More often than not, the show actually does more harm to the people who appear on it then good. Its almost too hard to watch these days. As I sit and eat dinner, pulling this up on my DVR, I cringe a little. “Time to watch a Billionaire humiliate people who are clearly looking for a shot and need the money.” This season Ramsey’s producers have done everything they can to humiliate their indentured reality workers. Whether it’s sending farm animals into their rooms at 5:00 AM to wake them up, sort of the same way many slave owners did to their “workers” once upon a time, or the constant over dramatizing of poorly plated and under cooked food by Ramsey himself. Nothing proves how wide the wealth gap is more than watch a Multimillionaire yell at stressed, over worked, and desperate poor folks ,“You Cow! You stupid lil donkey! Get out of my face you shit! Its raw, you eat it!”   Reality competitions of the present have somehow become mirrors of the past. Much like the entertainment in roman coliseums. The wealthy enjoy watching the slaves fight amongst themselves and allow the poor workers of their court to indulge in this showing, as a sort of distraction from their own lives. Every episode Ramsey has the team who’s let him down go back and decide which of the slaves will be sacrificed for their sins. Two are chosen and usually one is sent packing. Then they are presented to their Boss (king) in front of the cooks (gladiators) for their (beheading) berating.  With a snarky comment by Ramsey in post production to boot. “He didn’t have the chops, so he got cut!”– Or something along those lines.

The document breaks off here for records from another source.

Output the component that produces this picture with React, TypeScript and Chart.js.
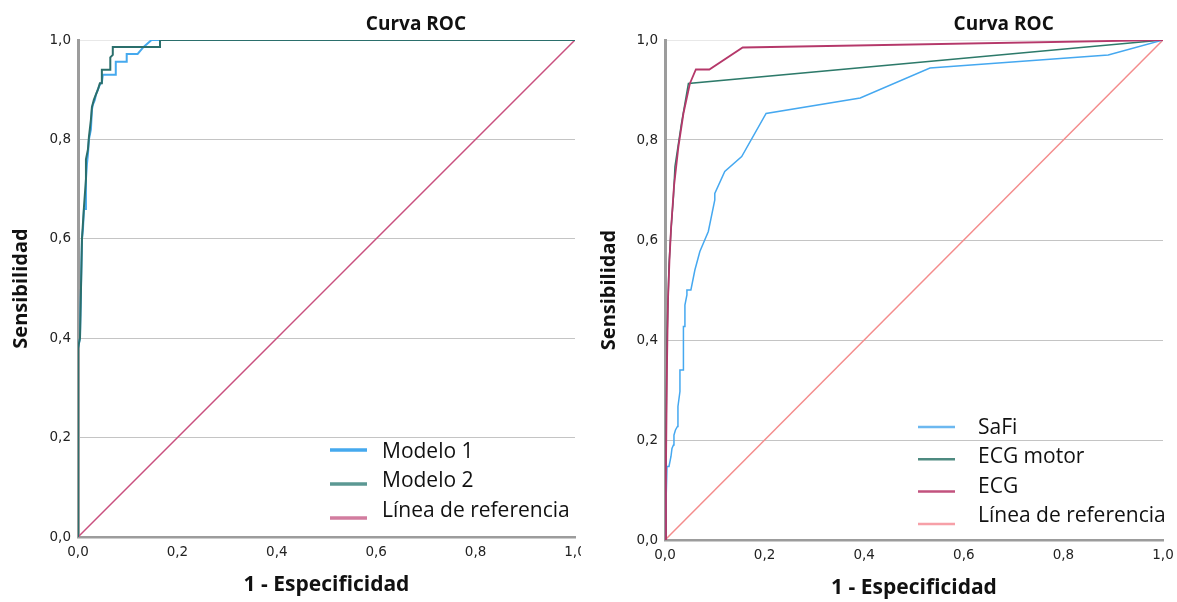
import React, { useEffect, useRef } from "react";
import { Chart, registerables } from "chart.js";

Chart.register(...registerables);

// ---------- DATA ----------
const TICK_VALUES = [0, 0.2, 0.4, 0.6, 0.8, 1.0];
const CHART_TITLE = "Curva ROC";
const X_TITLE = "1 - Especificidad";
const Y_TITLE = "Sensibilidad";

// Left chart
const LEFT_LABELS = ["Modelo 1", "Modelo 2", "Línea de referencia"];
const M1_X = [0, 0, 0.004, 0.006, 0.008, 0.010, 0.012, 0.016, 0.016, 0.018, 0.020, 0.022, 0.026, 0.028, 0.030, 0.034, 0.036, 0.040, 0.044, 0.048, 0.050, 0.076, 0.076, 0.098, 0.098, 0.120, 0.132, 0.148, 1.0];
const M1_Y = [0, 0.38, 0.40, 0.50, 0.60, 0.62, 0.66, 0.66, 0.72, 0.75, 0.77, 0.80, 0.82, 0.86, 0.87, 0.88, 0.89, 0.90, 0.91, 0.915, 0.93, 0.93, 0.956, 0.956, 0.972, 0.972, 0.986, 1.0, 1.0];
const M2_X = [0, 0, 0.004, 0.006, 0.008, 0.012, 0.016, 0.016, 0.020, 0.022, 0.026, 0.028, 0.032, 0.036, 0.040, 0.044, 0.048, 0.048, 0.065, 0.065, 0.070, 0.070, 0.165, 0.165, 1.0];
const M2_Y = [0, 0.38, 0.40, 0.50, 0.60, 0.664, 0.72, 0.76, 0.78, 0.805, 0.84, 0.865, 0.88, 0.89, 0.90, 0.913, 0.913, 0.94, 0.94, 0.965, 0.97, 0.986, 0.986, 1.0, 1.0];
const REF_X = [0, 1];
const REF_Y = [0, 1];

// Right chart
const RIGHT_LABELS = ["SaFi", "ECG motor", "ECG", "Línea de referencia"];
const SAFI_X = [0, 0.004, 0.008, 0.012, 0.014, 0.017, 0.018, 0.021, 0.025, 0.026, 0.030, 0.030, 0.037, 0.037, 0.039, 0.040, 0.044, 0.044, 0.052, 0.060, 0.070, 0.087, 0.100, 0.100, 0.120, 0.154, 0.203, 0.392, 0.532, 0.890, 1.0];
const SAFI_Y = [0, 0.147, 0.147, 0.167, 0.183, 0.190, 0.210, 0.220, 0.227, 0.267, 0.297, 0.340, 0.340, 0.427, 0.427, 0.470, 0.490, 0.500, 0.500, 0.540, 0.577, 0.617, 0.680, 0.693, 0.737, 0.767, 0.853, 0.884, 0.944, 0.970, 1.0];
const MOTOR_X = [0, 0.002, 0.004, 0.008, 0.012, 0.017, 0.020, 0.033, 0.047, 1.0];
const MOTOR_Y = [0, 0.20, 0.40, 0.55, 0.62, 0.687, 0.747, 0.833, 0.913, 1.0];
const ECG_X = [0, 0.002, 0.004, 0.006, 0.009, 0.012, 0.018, 0.027, 0.037, 0.050, 0.062, 0.089, 0.156, 1.0];
const ECG_Y = [0, 0.15, 0.35, 0.48, 0.56, 0.62, 0.707, 0.787, 0.853, 0.913, 0.941, 0.941, 0.985, 1.0];

// ---------- helpers ----------
const pts = (xs: number[], ys: number[]) => xs.map((x, i) => ({ x, y: ys[i] }));
const fmt = (v: number) => Number(v).toFixed(1).replace(".", ",");

const titlePlugin = {
  id: "rocTitle",
  afterDraw(chart: any) {
    const o = chart.options.plugins.rocTitle;
    if (!o) return;
    const { ctx, chartArea } = chart;
    ctx.save();
    ctx.font = "bold 19px 'Open Sans'";
    ctx.fillStyle = "#111";
    ctx.textAlign = "center";
    ctx.textBaseline = "alphabetic";
    ctx.fillText(o.text, chartArea.left + o.frac * (chartArea.right - chartArea.left), o.baseline);
    ctx.restore();
  },
};

const legendPlugin = {
  id: "rocLegend",
  afterDraw(chart: any) {
    const o = chart.options.plugins.rocLegend;
    if (!o) return;
    const { ctx, chartArea } = chart;
    ctx.save();
    ctx.font = "21px 'Open Sans'";
    ctx.textAlign = "left";
    ctx.textBaseline = "middle";
    chart.data.datasets.forEach((ds: any, i: number) => {
      const ly = chartArea.bottom - o.lineTop + i * o.lineStep;
      ctx.strokeStyle = o.colors ? o.colors[i] : ds.borderColor;
      ctx.lineWidth = o.lineWidth;
      ctx.beginPath();
      ctx.moveTo(chartArea.right - o.lineX0, ly);
      ctx.lineTo(chartArea.right - o.lineX1, ly);
      ctx.stroke();
      const ty = chartArea.bottom - o.textTop + i * o.textStep;
      ctx.fillStyle = "#111";
      ctx.fillText(ds.label, chartArea.right - o.textX, ty);
    });
    ctx.restore();
  },
};

function makeOptions(cfg: { yWidth: number; xHeight: number; xTitlePad: number; rightPad: number; legend: any; }) {
  return {
    responsive: false,
    animation: false,
    devicePixelRatio: 1,
    layout: { padding: { left: 0, top: 40, right: cfg.rightPad, bottom: 0 } },
    plugins: {
      legend: { display: false },
      tooltip: { enabled: false },
      title: { display: false },
      rocTitle: { text: CHART_TITLE, frac: 0.68, baseline: 30 },
      rocLegend: cfg.legend,
    },
    elements: { point: { radius: 0 }, line: { tension: 0 } },
    scales: {
      x: {
        type: "linear",
        min: 0,
        max: 1,
        afterBuildTicks: (s: any) => { s.ticks = TICK_VALUES.map((v) => ({ value: v })); },
        afterFit: (s: any) => { s.height = cfg.xHeight; s.paddingLeft = 0; s.paddingRight = 0; },
        ticks: {
          callback: (v: any) => fmt(v),
          font: { family: "'DejaVu Sans'", size: 13.5 },
          color: "#222",
          padding: 7,
          maxRotation: 0,
          autoSkip: false,
        },
        grid: { display: false, drawTicks: false },
        border: { display: true, color: "#9c9c9c", width: 2.5 },
        title: {
          display: true,
          text: X_TITLE,
          font: { family: "'Open Sans'", size: 21, weight: "bold" },
          color: "#111",
          padding: { top: 0, bottom: cfg.xTitlePad },
        },
      },
      y: {
        type: "linear",
        min: 0,
        max: 1,
        afterBuildTicks: (s: any) => { s.ticks = TICK_VALUES.map((v) => ({ value: v })); },
        afterFit: (s: any) => { s.width = cfg.yWidth; },
        ticks: {
          callback: (v: any) => fmt(v),
          font: { family: "'DejaVu Sans'", size: 13.5 },
          color: "#222",
          padding: 7,
          autoSkip: false,
        },
        grid: {
          drawTicks: false,
          color: (c: any) => (c.tick && c.tick.value === 1 ? "#e8e8e8" : "#c4c4c4"),
          lineWidth: 1,
        },
        border: { display: true, color: "#9c9c9c", width: 3 },
        title: {
          display: true,
          text: Y_TITLE,
          font: { family: "'Open Sans'", size: 20, weight: "bold" },
          color: "#111",
          padding: { top: 9, bottom: 0 },
        },
      },
    },
  };
}

function RocChart(props: { datasets: any[]; cfg: any; width: number; height: number; left: number }) {
  const ref = useRef<HTMLCanvasElement | null>(null);
  useEffect(() => {
    if (!ref.current) return;
    const chart = new Chart(ref.current, {
      type: "line",
      data: { datasets: props.datasets },
      options: makeOptions(props.cfg) as any,
      plugins: [titlePlugin, legendPlugin],
    });
    return () => chart.destroy();
  }, []);
  return (
    <canvas
      ref={ref}
      width={props.width}
      height={props.height}
      style={{ position: "absolute", left: props.left, top: 0, width: props.width, height: props.height }}
    />
  );
}

const line = (label: string, data: any[], color: string, width: number, order: number) => ({
  label,
  data,
  borderColor: color,
  backgroundColor: color,
  borderWidth: width,
  fill: false,
  pointRadius: 0,
  order,
});

export default function App() {
  const leftDatasets = [
    line(LEFT_LABELS[0], pts(M1_X, M1_Y), "#45a9ee", 2, 1),
    line(LEFT_LABELS[1], pts(M2_X, M2_Y), "#2b6f6c", 2, 0),
    line(LEFT_LABELS[2], pts(REF_X, REF_Y), "#c9507f", 1.5, 2),
  ];
  const rightDatasets = [
    line(RIGHT_LABELS[0], pts(SAFI_X, SAFI_Y), "#45a8f0", 1.5, 1),
    line(RIGHT_LABELS[1], pts(MOTOR_X, MOTOR_Y), "#2d7a6a", 1.5, 2),
    line(RIGHT_LABELS[2], pts(ECG_X, ECG_Y), "#b5386a", 1.8, 0),
    line(RIGHT_LABELS[3], pts(REF_X, REF_Y), "#f48c8c", 1.5, 3),
  ];
  const leftCfg = {
    yWidth: 78,
    xHeight: 65,
    xTitlePad: 4,
    rightPad: 6,
    legend: {
      lineX0: 245, lineX1: 208, lineWidth: 3.5, lineTop: 87, lineStep: 34,
      textX: 193, textTop: 85, textStep: 29.5,
      colors: ["#45a9ee", "#5b9893", "#d27c9f"],
    },
  };
  const rightCfg = {
    yWidth: 77,
    xHeight: 62,
    xTitlePad: 1,
    rightPad: 14,
    legend: {
      lineX0: 245, lineX1: 208, lineWidth: 2.5, lineTop: 113, lineStep: 32.3,
      textX: 185, textTop: 112, textStep: 29.3,
      colors: ["#6cb8f0", "#4e8a80", "#c2527e", "#f7a0a8"],
    },
  };
  return (
    <div style={{ position: "fixed", left: 0, top: 0, width: 1177, height: 602, background: "#fff" }}>
      <RocChart datasets={leftDatasets} cfg={leftCfg} width={581} height={602} left={0} />
      <RocChart datasets={rightDatasets} cfg={rightCfg} width={589} height={602} left={588} />
    </div>
  );
}
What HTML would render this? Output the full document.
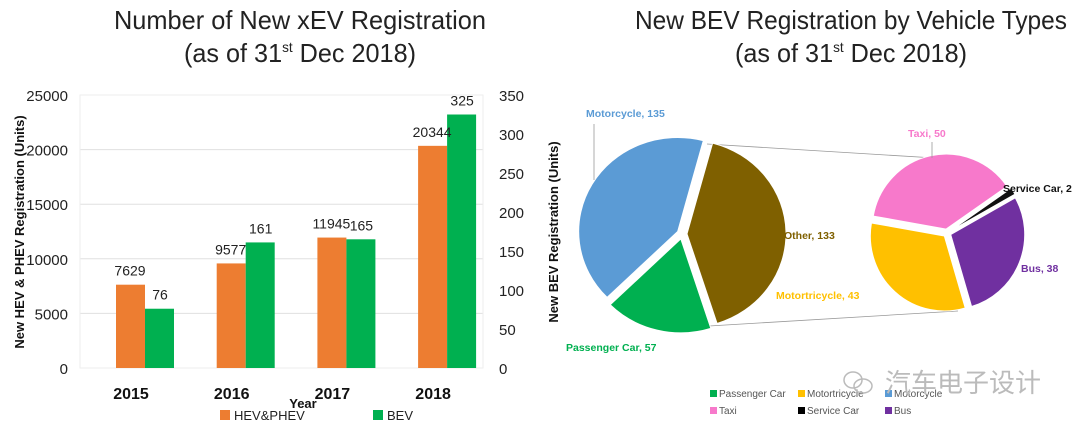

The fact is, as you watch people attempt to ‘survive’ an Amazing Race by starving to death and begging for shelter. Or watch people squirm in fear of their head chef so bad that they suffer heart attacks and slice their hands (routinely). Or subscribe to spy cameras from CBS to watch strangers bicker or possibly have sex. All you are doing is feeding A beast that never gets full. 14 years in and now we have shows about “Moonshiners” and trash pickers. If this isn’t the bottom of the barrel, I don’t want to see what that looks like. Life has literally imitated art when considering that so many of the rich have implored a new tag line for indentured servitude, they call it “Interning”. Now the rich have your kids working for free for a credit that may or may not help them get a job after college. Today so often young adults are interning even after college and being humiliated just the same as many of these reality competitors. Check out Sonja Morgan & her throngs of interns (because she cant pay them) on “The Real Housewives of New York City” if you’d like to see it unfold on reality TV.  As art also imitates life. We as a society also have become more aware that everything we do and say is being recorded and privacy is quickly becoming a thing of the past. Above all the middle class have become the poor and the poor in america have become the impoverished.  Wanna see people who barely have food to eat, wear rags, fight amongst each other, and are desperate for just one shot at a better life? Just take a ride through the inner cities and rural areas of america. No DVR Required.